“Halve Hahn” is the local term for a rye bread roll with cheese and pickles. The rye bread roll is usually served with butter, one or two thick slices of Gouda cheese, gherkins and mustard, sometimes also with onions cut in rings and a pinch of paprika. The snack is very popular in Rhineland’s pubs and restaurants. There are plenty of myths surrounding the origin of the name - Halve Hahn translates as half a chicken but it doesn’t actually contain any chicken.
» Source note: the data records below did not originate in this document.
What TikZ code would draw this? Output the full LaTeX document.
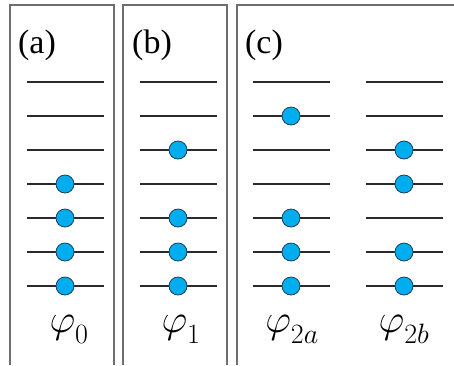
\RequirePackage{fix-cm}
\documentclass[tikz,border=0pt]{standalone}
\usepackage{fontspec}
\setmainfont{Liberation Serif}
\definecolor{frameGray}{HTML}{6E6E6E}
\definecolor{levelInk}{HTML}{2A2A2A}
\definecolor{dotCyan}{HTML}{00AEEF}
\definecolor{dotRim}{HTML}{1F3F55}
\newcommand{\statephi}[1]{$\varphi_{\raisebox{-5pt}{$\scriptstyle #1$}}$}

\begin{document}
\begin{tikzpicture}[
  x=1pt,
  y=-1pt,
  frame/.style={draw=frameGray, line width=1.3pt},
  level/.style={draw=levelInk, line width=1.1pt},
  electron/.style={
    circle,
    draw=dotRim,
    fill=dotCyan,
    line width=.8pt,
    minimum size=18pt,
    inner sep=0pt
  },
  tag/.style={font=\fontsize{34}{36}\selectfont, inner sep=0pt},
  statename/.style={font=\fontsize{40}{44}\selectfont, inner sep=0pt}
]

\path[use as bounding box] (0,0) rectangle (454,365);

% panel frames
\draw[frame] (10,365) |- (114,5) -- (114,365);
\draw[frame] (123,365) |- (227,5) -- (227,365);
\draw[frame] (237,365) |- (454,5);

\node[tag] (taga) at (37,45) {(a)};
\node[tag] (tagb) at (152,45) {(b)};
\node[tag] (tagc) at (264,45) {(c)};

% seven levels per column, numbered from the bottom
\foreach \col/\cx in {a/65, b/178, c/291, d/404} {
  \foreach \lv in {1,...,7} {
    \coordinate (\col\lv) at (\cx, 286-34*\lv+34);
    \draw[level] ([xshift=-38.5pt]\col\lv) -- ([xshift=38.5pt]\col\lv);
  }
}

% occupied levels
\foreach \lv in {1,2,3,4} \node[electron] (ea\lv) at (a\lv) {};
\foreach \lv in {1,2,3,5} \node[electron] (eb\lv) at (b\lv) {};
\foreach \lv in {1,2,3,6} \node[electron] (ec\lv) at (c\lv) {};
\foreach \lv in {1,2,4,5} \node[electron] (ed\lv) at (d\lv) {};

\node[statename] (phi0) at (69,329) {\statephi{0}};
\node[statename] (phi1) at (181,329) {\statephi{1}};
\node[statename] (phi2a) at (292,329) {\statephi{2a}};
\node[statename] (phi2b) at (404,329) {\statephi{2b}};
\end{tikzpicture}
\end{document}
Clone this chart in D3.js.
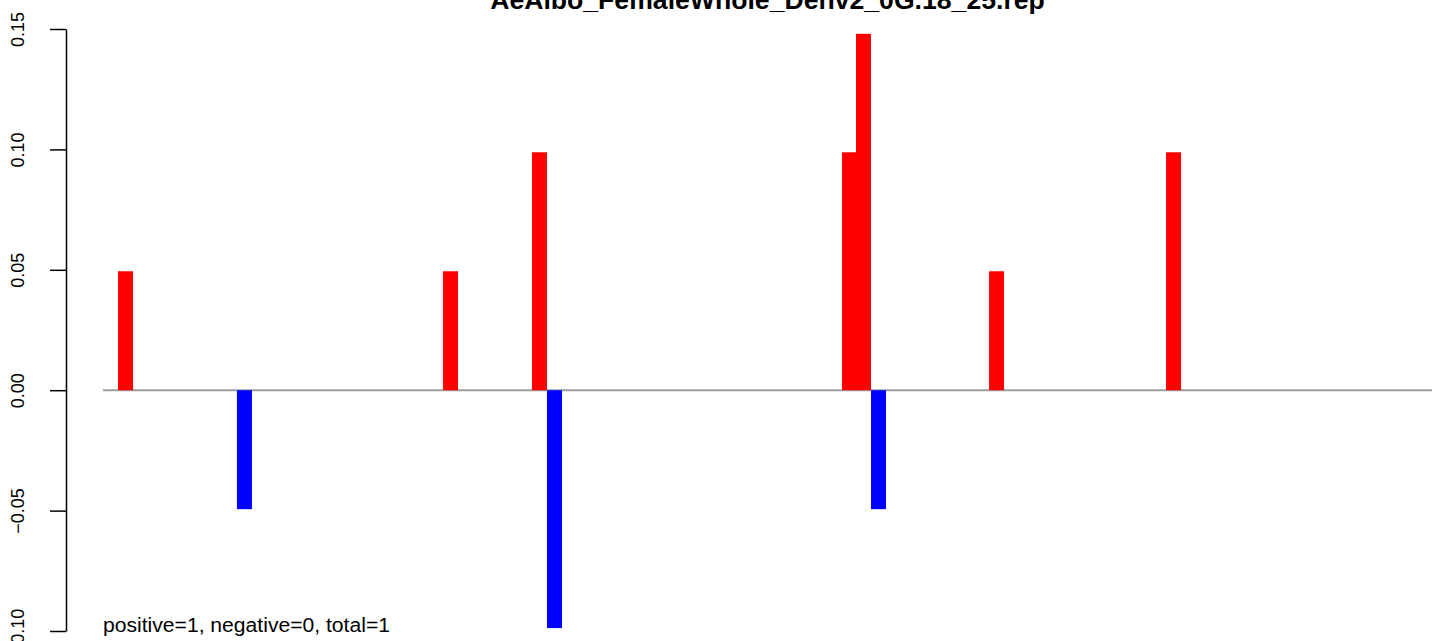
<!DOCTYPE html>
<html>
<head>
<meta charset="utf-8">
<script src="https://cdn.jsdelivr.net/npm/d3@7"></script>
<style>
  html, body { margin: 0; padding: 0; background: #fff; overflow: hidden; }
  svg { display: block; font-family: "Liberation Sans", Arial, Helvetica, sans-serif; }
</style>
</head>
<body>
<svg id="chart" width="1444" height="641"></svg>
<script>
// ---- data ----
const chartTitle = "AeAlbo_FemaleWhole_Denv2_0G.18_25.rep";
const footnote = "positive=1, negative=0, total=1";
const positivePositions = [1.0, 22.67, 28.6, 49.27, 50.2, 59.07, 70.87];
const positiveValues    = [0.0494, 0.0494, 0.0988, 0.0988, 0.148, 0.0494, 0.0988];
const negativePositions = [8.93, 29.6, 51.2];
const negativeValues    = [-0.0494, -0.0988, -0.0494];
const yTickValues = [-0.10, -0.05, 0.00, 0.05, 0.10, 0.15];
const positionRange = [0, 88.6];
const valueRange = [-0.10, 0.15];

// ---- layout ----
const svg = d3.select("#chart");
const x = d3.scaleLinear().domain(positionRange).range([103, 1432]);
const y = d3.scaleLinear().domain(valueRange).range([631, 29]);
const barW = x(1) - x(0);
const axisX = 66;

// zero line
svg.append("line")
  .attr("x1", x(positionRange[0])).attr("x2", x(positionRange[1]))
  .attr("y1", y(0)).attr("y2", y(0))
  .attr("stroke", "#9e9e9e").attr("stroke-width", 2);

const bars = [];
positivePositions.forEach((p, i) => bars.push({p, v: positiveValues[i], c: "#ff0000"}));
negativePositions.forEach((p, i) => bars.push({p, v: negativeValues[i], c: "#0000ff"}));
bars.sort((a, b) => a.p - b.p);

svg.append("g").selectAll("rect").data(bars).join("rect")
  .attr("x", d => x(d.p))
  .attr("width", barW)
  .attr("y", d => y(Math.max(0, d.v)))
  .attr("height", d => Math.abs(y(d.v) - y(0)))
  .attr("fill", d => d.c);

// y axis
const yAxis = d3.axisLeft(y).tickValues(yTickValues).tickFormat(d3.format(".2f")).tickSizeOuter(0).tickSizeInner(16);
const gy = svg.append("g").attr("transform", `translate(${axisX},0)`).call(yAxis);
gy.select(".domain").attr("stroke", "#000").attr("stroke-width", 1.5);
gy.selectAll(".tick line").attr("stroke", "#000").attr("stroke-width", 1.5);
gy.selectAll(".tick text")
  .attr("x", null).attr("dy", null).attr("y", 0)
  .attr("transform", `translate(${24 - axisX},0) rotate(-90)`)
  .attr("text-anchor", "middle")
  .attr("fill", "#000")
  .attr("font-size", 18)
  .attr("font-family", "Liberation Sans, Arial, sans-serif");

// title (fit to measured width)
const title = svg.append("text")
  .attr("x", 767.5).attr("y", 9)
  .attr("text-anchor", "middle")
  .attr("font-weight", "bold")
  .attr("font-size", 20)
  .text(chartTitle);
const tw = title.node().getComputedTextLength();
title.attr("font-size", 20 * 555 / tw);

// footnote
const foot = svg.append("text")
  .attr("x", 103).attr("y", 632)
  .attr("font-size", 18)
  .text(footnote);
const fw = foot.node().getComputedTextLength();
foot.attr("font-size", 18 * 287 / fw);
</script>
</body>
</html>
Probably the oldest known source is a newspaper article of 13th July 1913 with a reader’s letter from the then 72-year-old Wilhelm Vierkötter. He explained that as a young man he came from Wahlscheid to Cologne, and invented the Halve Hahn as part of his birthday celebration. This celebration took place on 18th April 1877 in the Gasthaus Wilhelm Lölgen, Hohe Pforte 8.
He agreed with the Köbes that he would order 14 half chickens for his guests, but that instead the Köbes would bring him 14 "Röggelche met Kies" (rye bread with cheese) after half an hour. These first Halve Hähne cost Vierkötter 15 pfennigs each. Everyone laughed at this joke, and from then on cheese rolls were ordered under the name "Halve Hahn". Adam Wrede also provides a similar derivation in his “Kölnischen Sprachschatz“ (a reference book of the local dialect), without mentioning Vierkötter by name.
According to a different theory, the name comes from the typical food of poor Germans in days gone by, the Handkäse, or sour milk cheese. This extremely strong-tasting variety of cheese was not made from valuable whole milk, but instead from semi-skimmed and soured milk. In Cologne, half of the rye roll with sour milk cheese was shortened linguistically to Halve Hahn, and this name was also preserved when the sour milk cheese was replaced by Gouda.